In the past year, the plant-forward dining trend has become part of the restaurant industry mainstream, both a focus of culinary innovation and also now a feature of more and more menus. Large chains like Sonic Drive-In have even added a blended meat-mushroom burger to their core offerings while some of the fastest-growing restaurant chains are built around plant-forward menus, in both global and traditional U.S. concepts. A recent analysis by Changing Tastes also found that the increase in spending on meals prepared by the restaurant industry is strongly correlated with our decline in beef consumption.

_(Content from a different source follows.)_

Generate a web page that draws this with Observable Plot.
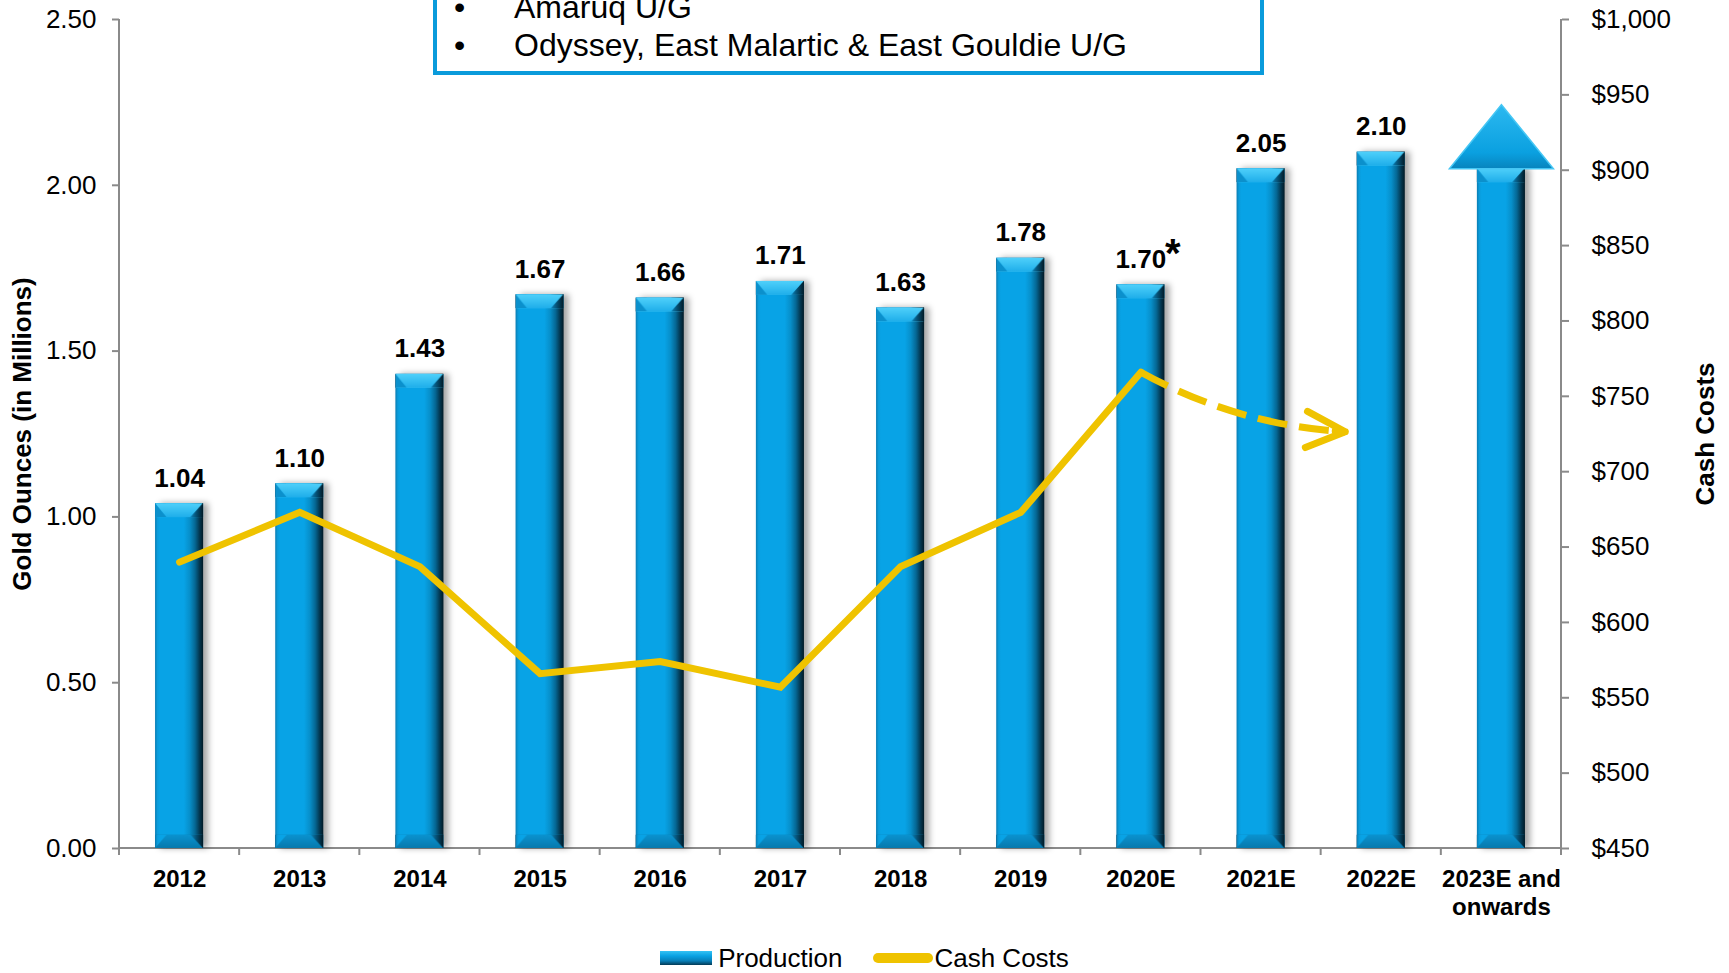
<!DOCTYPE html>
<html><head><meta charset="utf-8">
<script src="https://cdn.jsdelivr.net/npm/d3@7"></script>
<script src="https://cdn.jsdelivr.net/npm/@observablehq/plot@0.6"></script>
<style>
html,body{margin:0;padding:0;background:#fff;}
body{width:1729px;height:973px;position:relative;overflow:hidden;font-family:"Liberation Sans",Arial,sans-serif;color:#000;}
#chart{position:absolute;left:0;top:0;}
#box{position:absolute;z-index:2;left:433px;top:-60px;width:831px;height:135px;box-sizing:border-box;border:4.5px solid #0a9bdb;background:#fff;padding-top:43.5px;font-size:32px;line-height:38px;}
#box .item{position:relative;padding-left:77px;white-space:nowrap;}
#box .item::before{content:"\2022";position:absolute;left:17px;}
#legend{position:absolute;left:0;top:941px;width:1729px;height:34px;display:flex;justify-content:center;align-items:center;font-size:26px;}
#legend .sw-bar{width:52px;height:14px;margin-right:6px;background:linear-gradient(to bottom,#35c2f4 0%,#0aa2e3 35%,#0880b8 70%,#033a55 100%);}
#legend .sw-line{width:60px;height:10px;border-radius:5px;background:#efc300;margin-left:31px;margin-right:1px;}
</style>
</head><body>
<svg width="0" height="0" style="position:absolute">
  <defs>
    <linearGradient id="barGrad" x1="0" x2="1" y1="0" y2="0">
      <stop offset="0" stop-color="#0a7cb2"/>
      <stop offset="0.05" stop-color="#0a9bda"/>
      <stop offset="0.1" stop-color="#08a3e6"/>
      <stop offset="0.6" stop-color="#08a3e6"/>
      <stop offset="0.72" stop-color="#078fca"/>
      <stop offset="0.83" stop-color="#056895"/>
      <stop offset="0.93" stop-color="#03344c"/>
      <stop offset="1" stop-color="#011a26"/>
    </linearGradient>
    <linearGradient id="bevelLight" x1="0" x2="0" y1="0" y2="1">
      <stop offset="0" stop-color="#4fd0fa"/>
      <stop offset="1" stop-color="#1eaeea"/>
    </linearGradient>
    <linearGradient id="bevelRight" x1="0" x2="1" y1="0" y2="0">
      <stop offset="0" stop-color="#0a80b6"/>
      <stop offset="0.5" stop-color="#054a6c"/>
      <stop offset="1" stop-color="#011a26"/>
    </linearGradient>
    <linearGradient id="bevelDark" x1="0" x2="0" y1="0" y2="1">
      <stop offset="0" stop-color="#0a92cf"/>
      <stop offset="1" stop-color="#0779ad"/>
    </linearGradient>
    <pattern id="bevelTop" patternUnits="objectBoundingBox" patternContentUnits="objectBoundingBox" width="1" height="1">
      <rect x="0" y="0" width="1" height="1" fill="url(#barGrad)"/>
      <polygon points="0,0 0.24,1 0,1" fill="#0b90cc"/>
      <polygon points="0,0 1,0 0.74,1 0.24,1" fill="url(#bevelLight)"/>
      <polygon points="1,0 1,1 0.74,1" fill="url(#bevelRight)"/>
    </pattern>
    <pattern id="bevelBottom" patternUnits="objectBoundingBox" patternContentUnits="objectBoundingBox" width="1" height="1">
      <rect x="0" y="0" width="1" height="1" fill="url(#barGrad)"/>
      <polygon points="0.24,0 0.74,0 1,1 0,1" fill="url(#bevelDark)"/>
      <polygon points="0.74,0 1,0 1,1" fill="url(#bevelRight)"/>
    </pattern>
    <linearGradient id="triGrad" x1="0" x2="0" y1="0" y2="1">
      <stop offset="0" stop-color="#2cb9f0"/>
      <stop offset="0.75" stop-color="#0aa0e0"/>
      <stop offset="1" stop-color="#0784bd"/>
    </linearGradient>
  </defs>
</svg>
<div id="chart"></div>
<div id="box"></div>
<div id="legend"></div>
<script>
// ---- data ----
const years = ["2012","2013","2014","2015","2016","2017","2018","2019","2020E","2021E","2022E","2023E and onwards"];
const xTickLabels = ["2012","2013","2014","2015","2016","2017","2018","2019","2020E","2021E","2022E","2023E and\nonwards"];
const production = [1.04,1.10,1.43,1.67,1.66,1.71,1.63,1.78,1.70,2.05,2.10,2.05];
const productionLabels = ["1.04","1.10","1.43","1.67","1.66","1.71","1.63","1.78","1.70","2.05","2.10",""];
const labelNotes = ["","","","","","","","","*","","",""];
const costYears = ["2012","2013","2014","2015","2016","2017","2018","2019","2020E"];
const cashCosts = [640,673,637,566,574,557,637,673,766];
const forecastFrom = "2020E";
const forecastTo = "2022E";
const forecastFromCost = 766;
const forecastToCost = 726;
const upArrowYear = "2023E and onwards";
const prodTicks = [0,0.5,1.0,1.5,2.0,2.5];
const costTicks = [450,500,550,600,650,700,750,800,850,900,950,1000];
const prodDomain = [0,2.5];
const costDomain = [450,1000];
const boxItems = ["Amaruq U/G","Odyssey, East Malartic & East Gouldie U/G"];
const legendItems = ["Production","Cash Costs"];
const yTitleLeft = "Gold Ounces (in Millions)";
const yTitleRight = "Cash Costs";

// ---- helpers ----
const gold = "#efc300";
const toY = c => prodDomain[0] + (c - costDomain[0]) / (costDomain[1] - costDomain[0]) * (prodDomain[1] - prodDomain[0]);
const fromY = v => costDomain[0] + (v - prodDomain[0]) / (prodDomain[1] - prodDomain[0]) * (costDomain[1] - costDomain[0]);

const prodData = years.map((year, i) => ({year, prod: production[i], label: productionLabels[i], note: labelNotes[i]}));
const costData = costYears.map((year, i) => ({year, cost: cashCosts[i]}));
const forecast = [{from: forecastFrom, to: forecastTo, c1: forecastFromCost, c2: forecastToCost}];
const upArrow = prodData.filter(d => d.year === upArrowYear);

const triangleSymbol = {
  draw(context) {
    context.moveTo(-52, 0);
    context.lineTo(0, -64);
    context.lineTo(52, 0);
    context.closePath();
  }
};

function axisLines(index, scales, values, dims) {
  const {width, height, marginLeft, marginRight, marginTop, marginBottom} = dims;
  const x0 = marginLeft, x1 = width - marginRight, y0 = height - marginBottom, yT = marginTop;
  const n = years.length;
  const g = d3.create("svg:g").attr("fill", "none").attr("stroke", "#8a8a8a").attr("stroke-width", 2);
  g.append("path").attr("d", `M${x0},${yT}V${y0}M${x1},${yT}V${y0}M${x0},${y0}H${x1}`);
  let path = "";
  for (let i = 0; i <= n; i++) {
    const xb = x0 + (x1 - x0) * i / n;
    path += `M${xb},${y0}v7`;
  }
  g.append("path").attr("d", path);
  return g.node();
}

const plot = Plot.plot({
  width: 1729,
  height: 928,
  marginTop: 19,
  marginBottom: 80,
  marginLeft: 119,
  marginRight: 168,
  style: {fontFamily: "'Liberation Sans', Arial, sans-serif", fontSize: "26px", color: "#000", background: "transparent", overflow: "visible"},
  x: {type: "band", domain: years, paddingInner: 0.6, paddingOuter: 0.3, round: false},
  y: {domain: prodDomain},
  marks: [
    axisLines,
    Plot.barY(prodData, {x: "year", y: "prod", fill: "url(#barGrad)"}),
    Plot.barY(prodData, {x: "year", y1: d => d.prod - 0.042, y2: "prod", fill: "url(#bevelTop)"}),
    Plot.barY(prodData, {x: "year", y1: 0, y2: 0.04, fill: "url(#bevelBottom)"}),
    Plot.dot(upArrow, {x: "year", y: "prod", symbol: triangleSymbol, fill: "url(#triGrad)", stroke: "#45c6f4", strokeWidth: 1.5}),
    Plot.line(costData, {x: "year", y: d => toY(d.cost), stroke: gold, strokeWidth: 7, strokeLinejoin: "miter", strokeMiterlimit: 10, strokeLinecap: "round"}),
    Plot.arrow(forecast, {x1: "from", y1: d => toY(d.c1), x2: "to", y2: d => toY(d.c2), bend: -15, stroke: gold, strokeWidth: 7, strokeDasharray: "30,12", strokeLinecap: "butt", headLength: 0, insetEnd: 36}),
    Plot.arrow(forecast, {x1: "from", y1: d => toY(d.c1), x2: "to", y2: d => toY(d.c2), bend: -15, stroke: gold, strokeWidth: 7, strokeLinecap: "round", strokeLinejoin: "round", headLength: 9.2, headAngle: 50, insetStart: 203, insetEnd: 36}),
    Plot.text(prodData.filter(d => d.label), {x: "year", y: "prod", text: "label", dy: -17, lineAnchor: "bottom", fontWeight: "bold", fontSize: 26, fill: "#000"}),
    Plot.text(prodData.filter(d => d.note), {x: "year", y: "prod", text: "note", dx: 24, dy: -18, lineAnchor: "bottom", textAnchor: "start", fontWeight: "bold", fontSize: 40, fill: "#000"}),
    Plot.axisY(prodTicks, {anchor: "left", tickFormat: d3.format(".2f"), tickSize: 7, tickPadding: 16, stroke: "#8a8a8a", strokeWidth: 2, fontSize: 26, label: null}),
    Plot.axisY(costTicks.map(toY), {anchor: "right", tickFormat: v => "$" + d3.format(",")(Math.round(fromY(v))), tickSize: 7, tickPadding: 23, stroke: "#8a8a8a", strokeWidth: 2, fontSize: 26, label: null}),
    Plot.axisX({tickSize: 0, tickPadding: 19, fontWeight: "bold", fontSize: 24, tickFormat: d => xTickLabels[years.indexOf(d)], label: null, lineHeight: 1.15}),
    Plot.text([yTitleLeft], {frameAnchor: "left", rotate: -90, dx: -96.5, textAnchor: "middle", lineAnchor: "middle", fontWeight: "bold", fontSize: 26, fill: "#000"}),
    Plot.text([yTitleRight], {frameAnchor: "right", rotate: -90, dx: 144, textAnchor: "middle", lineAnchor: "middle", fontWeight: "bold", fontSize: 26, fill: "#000"})
  ]
});
document.getElementById("chart").appendChild(plot);
const barGroups = plot.querySelectorAll('g[aria-label="bar"]');
if (barGroups.length) barGroups[0].style.filter = "drop-shadow(5px 0px 3px rgba(0,0,0,0.35))";

// ---- annotation box ----
const box = d3.select("#box");
boxItems.forEach(t => box.append("div").attr("class", "item").text(t));

// ---- legend ----
const legend = d3.select("#legend");
legend.append("div").attr("class", "sw-bar");
legend.append("span").text(legendItems[0]);
legend.append("div").attr("class", "sw-line");
legend.append("span").text(legendItems[1]);
</script>
</body></html>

This recent leadership from the culinary profession and restaurants of all sizes comes at a crucial time, as efforts to promote healthier diets have weakened at the federal level, putting the responsibility for offering healthy choices squarely in the hands of the foodservice industry. It’s important not to overlook the role of foodservice in also offering options for children that are higher in diet quality and supportive of their health; providing these better choices can be a win-win for both restaurants and for kids. While progress has been made, the supply of healthier kids’ meals needs to grow alongside consumer demand. Work at ChildObesity180 has shown that this is possible. Kids and their parents have positive attitudes toward healthier kids’ meals, and when put to the test these attitudes can translate into action. “You’re the Mom”, a campaign to boost demand for healthier kids’ meals among frequent quickservice restaurant customers, has shown potential to shift ordering patterns toward healthier offerings.
In foodservice operations, chefs can most effectively improve the diet quality of their customers by adopting healthier practices themselves. Beyond adding craveable plantforward dishes to their menu, this means reducing the amount of red meat they serve, relying on herbs and spices rather than solely on salt for flavor, or cooking with healthier fats. Those strategies can be as explicit or implicit as they’d like, depending on their clientele, but must be part of their menu design.
While public policy and nutrition promotion efforts have stalled, leading restaurant companies are making significant moves to reduce beef consumption, offer innovative and healthier sides, spark new customer and media interest in plant-forward flavors, and introduce new beverage choices.
- Diet quality in the U.S. remains low and is helping to fuel an unrelenting epidemic of obesity.
- In general, healthy plant-forward diets will provide improved health and well-being.
- While public policy and nutrition promotion efforts have stalled, leading restaurant companies are making significant moves to reduce beef consumption, offer innovative and healthier sides, drive interest in plant-forward flavors, and introduce new beverage choices.